His counsel, Garrett Cooney SC, then declared that the plaintiff's lawyers would only be charging Judge Mangan at a rate appropriate to the lower court, that is, the amount Independent Newspapers were liable for.
But Independent Newspapers had been obliged to defend itself at a more costly level, and through two trials, though damages awarded against it were appropriate to a lower and less expensive court. In other words, the plaintiff, Judge Mangan, who chose to defend his good name through a more expensive judicial process, is spared the financial consequences of his actions; but not so the defendants, who were obliged to pay their costs at High Court level, and twice over.
Primary factor
Legal costs, far more than simple facts, are commonly the primary factor in assessing the prudence of pursuing a case. For costs invariably exceed damages, and sometimes by factorial degrees, at which point they, and not the damages awarded, become the real issue, and indeed the real weapon, in a trial. Thus punishment is twofold: it is inflicted by the jury, in terms of damages, and by the judge, in terms of costs.

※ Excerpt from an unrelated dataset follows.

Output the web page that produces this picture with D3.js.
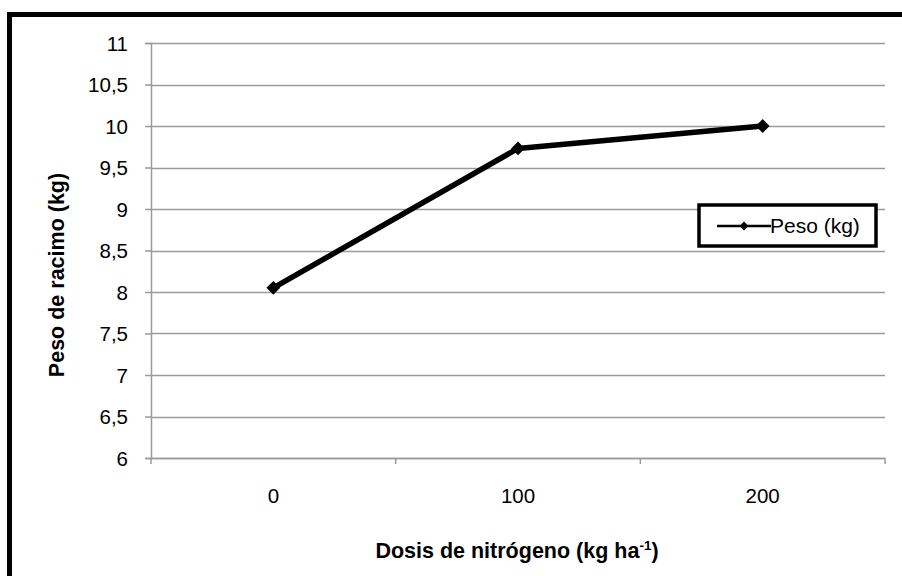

In this particular case, the plaintiff chose to vindicate his good name by a slow though potentially more financially rewarding case through the High Court, where costs are higher. However, he has been able to claim back from Independent Newspapers only the costs that he might have got had he taken the case at the cheaper level.
The difference between those costs and the actual costs has been waived by his legal team. Clearly, his lawyers would have exacted full costs had damages been appropriate to the higher court. This is not a matter of pro bono representation, when barristers work for free to enable a client of modest means get access to the law. Here, an experienced lawyer of ample means simply chose to take his case in a higher court than necessary.
Services provided
He made a mistake. Too bad. We all do sometimes. Nonetheless, services have been provided. On this occasion his legal team has chosen only to charge fees liable on the Independent, but not for their services to him over and above that. Yet surely the matter doesn't end there. His lawyers provided him with an expensive service, not normally available to the rest of us. Is that service immune to the normal taxation laws governing the provision of goods, services and fees? After all, if someone is liable for taxation for unpaid work done on his house, might Judge Mangan not also be liable for tax for unpaid legal work done on his behalf, especially since both client and counsel stood to make a great deal more money if they had jointly been more successful in their plea?
Judge Mangan's court action shows that he is an honourable man, keen to defend his honour, no matter the cost. No doubt those impeccable guardians of the public weal, the Revenue Commissioners, are at this moment preparing a tax bill for the judge for legal work done on his behalf; and I'm sure that as an honourable man he will be more than happy to receive it.